• Data rows
[Start]
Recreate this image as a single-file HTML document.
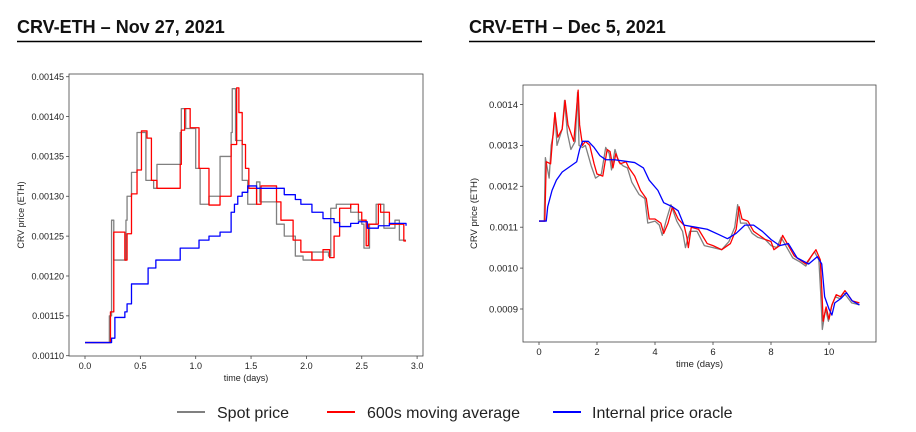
[End]
[Start]
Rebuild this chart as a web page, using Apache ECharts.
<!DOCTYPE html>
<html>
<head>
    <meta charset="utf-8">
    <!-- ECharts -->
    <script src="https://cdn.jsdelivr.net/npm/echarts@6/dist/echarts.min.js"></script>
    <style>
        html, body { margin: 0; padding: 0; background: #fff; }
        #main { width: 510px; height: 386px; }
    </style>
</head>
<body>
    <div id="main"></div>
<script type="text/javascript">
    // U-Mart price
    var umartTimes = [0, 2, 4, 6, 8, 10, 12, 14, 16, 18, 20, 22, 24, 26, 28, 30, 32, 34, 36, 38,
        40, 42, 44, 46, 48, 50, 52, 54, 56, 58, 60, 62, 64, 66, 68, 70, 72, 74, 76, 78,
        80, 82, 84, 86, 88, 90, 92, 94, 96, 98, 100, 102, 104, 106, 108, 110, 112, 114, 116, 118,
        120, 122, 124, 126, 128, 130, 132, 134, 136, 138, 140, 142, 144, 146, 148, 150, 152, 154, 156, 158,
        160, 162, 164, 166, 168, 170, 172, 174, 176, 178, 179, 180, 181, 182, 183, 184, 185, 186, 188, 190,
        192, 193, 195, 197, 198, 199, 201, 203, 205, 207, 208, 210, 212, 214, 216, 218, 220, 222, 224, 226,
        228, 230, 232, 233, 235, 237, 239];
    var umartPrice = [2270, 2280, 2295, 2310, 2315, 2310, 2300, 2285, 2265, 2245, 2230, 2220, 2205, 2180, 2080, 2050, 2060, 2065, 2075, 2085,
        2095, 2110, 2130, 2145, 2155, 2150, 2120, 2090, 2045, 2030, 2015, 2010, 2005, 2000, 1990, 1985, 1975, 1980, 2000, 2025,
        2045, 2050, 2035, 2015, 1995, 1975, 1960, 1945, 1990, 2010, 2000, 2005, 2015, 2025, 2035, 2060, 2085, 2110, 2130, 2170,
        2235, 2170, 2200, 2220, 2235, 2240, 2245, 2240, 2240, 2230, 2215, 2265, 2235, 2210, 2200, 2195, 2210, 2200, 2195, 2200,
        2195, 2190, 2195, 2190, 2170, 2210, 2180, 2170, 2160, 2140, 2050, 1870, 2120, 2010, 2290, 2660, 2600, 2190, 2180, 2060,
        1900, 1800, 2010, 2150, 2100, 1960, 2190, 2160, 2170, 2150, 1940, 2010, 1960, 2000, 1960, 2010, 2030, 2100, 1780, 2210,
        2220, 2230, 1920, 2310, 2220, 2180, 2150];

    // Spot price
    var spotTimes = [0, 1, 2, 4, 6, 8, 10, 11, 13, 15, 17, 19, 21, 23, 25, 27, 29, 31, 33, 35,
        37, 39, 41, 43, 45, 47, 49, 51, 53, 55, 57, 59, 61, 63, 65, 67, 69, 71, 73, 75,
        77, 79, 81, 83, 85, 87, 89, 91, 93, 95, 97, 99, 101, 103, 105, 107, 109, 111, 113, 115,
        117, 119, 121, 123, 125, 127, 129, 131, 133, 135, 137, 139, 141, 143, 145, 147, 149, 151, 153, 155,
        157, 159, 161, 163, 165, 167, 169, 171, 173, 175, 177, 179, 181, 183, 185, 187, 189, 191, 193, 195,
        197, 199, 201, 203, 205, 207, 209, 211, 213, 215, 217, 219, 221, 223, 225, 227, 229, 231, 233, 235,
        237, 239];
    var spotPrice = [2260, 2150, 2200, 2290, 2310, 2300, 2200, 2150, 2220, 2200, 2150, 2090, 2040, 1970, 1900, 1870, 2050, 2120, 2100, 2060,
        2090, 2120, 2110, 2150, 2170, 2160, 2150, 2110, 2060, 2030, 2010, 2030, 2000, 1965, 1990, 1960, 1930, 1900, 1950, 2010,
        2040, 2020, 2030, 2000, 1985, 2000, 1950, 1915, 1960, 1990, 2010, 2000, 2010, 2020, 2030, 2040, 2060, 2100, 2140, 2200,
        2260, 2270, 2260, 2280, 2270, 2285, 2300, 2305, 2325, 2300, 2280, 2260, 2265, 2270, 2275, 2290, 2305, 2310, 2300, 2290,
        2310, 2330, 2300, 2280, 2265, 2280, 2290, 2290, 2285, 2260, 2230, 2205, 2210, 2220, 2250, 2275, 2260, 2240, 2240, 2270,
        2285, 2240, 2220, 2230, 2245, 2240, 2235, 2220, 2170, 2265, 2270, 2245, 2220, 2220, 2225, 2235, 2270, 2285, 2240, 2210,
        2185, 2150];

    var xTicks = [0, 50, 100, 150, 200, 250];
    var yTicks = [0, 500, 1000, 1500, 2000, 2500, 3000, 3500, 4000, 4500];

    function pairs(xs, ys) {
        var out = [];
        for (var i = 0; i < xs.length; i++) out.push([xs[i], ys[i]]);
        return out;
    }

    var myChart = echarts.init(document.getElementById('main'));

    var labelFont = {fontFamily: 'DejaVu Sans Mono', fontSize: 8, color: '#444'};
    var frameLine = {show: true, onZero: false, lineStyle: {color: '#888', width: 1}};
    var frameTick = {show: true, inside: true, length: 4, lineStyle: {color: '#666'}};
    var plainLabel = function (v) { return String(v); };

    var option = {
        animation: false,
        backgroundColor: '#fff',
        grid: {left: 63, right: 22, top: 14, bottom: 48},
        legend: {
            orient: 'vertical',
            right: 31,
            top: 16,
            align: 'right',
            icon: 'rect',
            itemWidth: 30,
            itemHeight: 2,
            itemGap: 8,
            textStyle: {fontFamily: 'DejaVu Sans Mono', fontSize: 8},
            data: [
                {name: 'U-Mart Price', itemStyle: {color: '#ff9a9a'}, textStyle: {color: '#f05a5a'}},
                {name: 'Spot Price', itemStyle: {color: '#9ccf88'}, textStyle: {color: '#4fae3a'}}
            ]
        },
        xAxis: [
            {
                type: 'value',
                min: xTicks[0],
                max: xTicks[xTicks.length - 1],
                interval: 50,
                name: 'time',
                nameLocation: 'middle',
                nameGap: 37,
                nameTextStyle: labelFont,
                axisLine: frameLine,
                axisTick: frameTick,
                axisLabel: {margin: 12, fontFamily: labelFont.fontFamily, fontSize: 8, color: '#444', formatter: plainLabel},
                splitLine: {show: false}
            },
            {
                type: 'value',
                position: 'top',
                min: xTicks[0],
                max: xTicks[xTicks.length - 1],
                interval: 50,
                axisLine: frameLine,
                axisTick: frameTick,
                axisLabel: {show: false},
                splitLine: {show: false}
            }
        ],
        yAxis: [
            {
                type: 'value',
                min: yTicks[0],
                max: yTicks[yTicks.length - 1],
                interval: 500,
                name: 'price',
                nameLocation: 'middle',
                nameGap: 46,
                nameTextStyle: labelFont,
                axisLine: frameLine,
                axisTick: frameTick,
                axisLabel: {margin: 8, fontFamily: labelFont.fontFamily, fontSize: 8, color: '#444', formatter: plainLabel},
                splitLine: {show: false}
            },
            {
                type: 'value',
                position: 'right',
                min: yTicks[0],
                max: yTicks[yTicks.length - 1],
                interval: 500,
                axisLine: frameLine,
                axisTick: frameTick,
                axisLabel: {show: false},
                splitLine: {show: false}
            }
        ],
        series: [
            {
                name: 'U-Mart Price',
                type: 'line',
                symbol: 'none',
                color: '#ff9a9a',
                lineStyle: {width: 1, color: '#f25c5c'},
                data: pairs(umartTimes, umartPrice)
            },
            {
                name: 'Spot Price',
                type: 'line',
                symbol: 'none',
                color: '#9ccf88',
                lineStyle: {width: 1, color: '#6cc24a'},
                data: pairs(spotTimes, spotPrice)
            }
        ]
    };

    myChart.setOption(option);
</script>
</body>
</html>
[End]
• Exercise
Report the number of lines in the entries above that include the word "document" and add nothing to it.

• Expected answer
2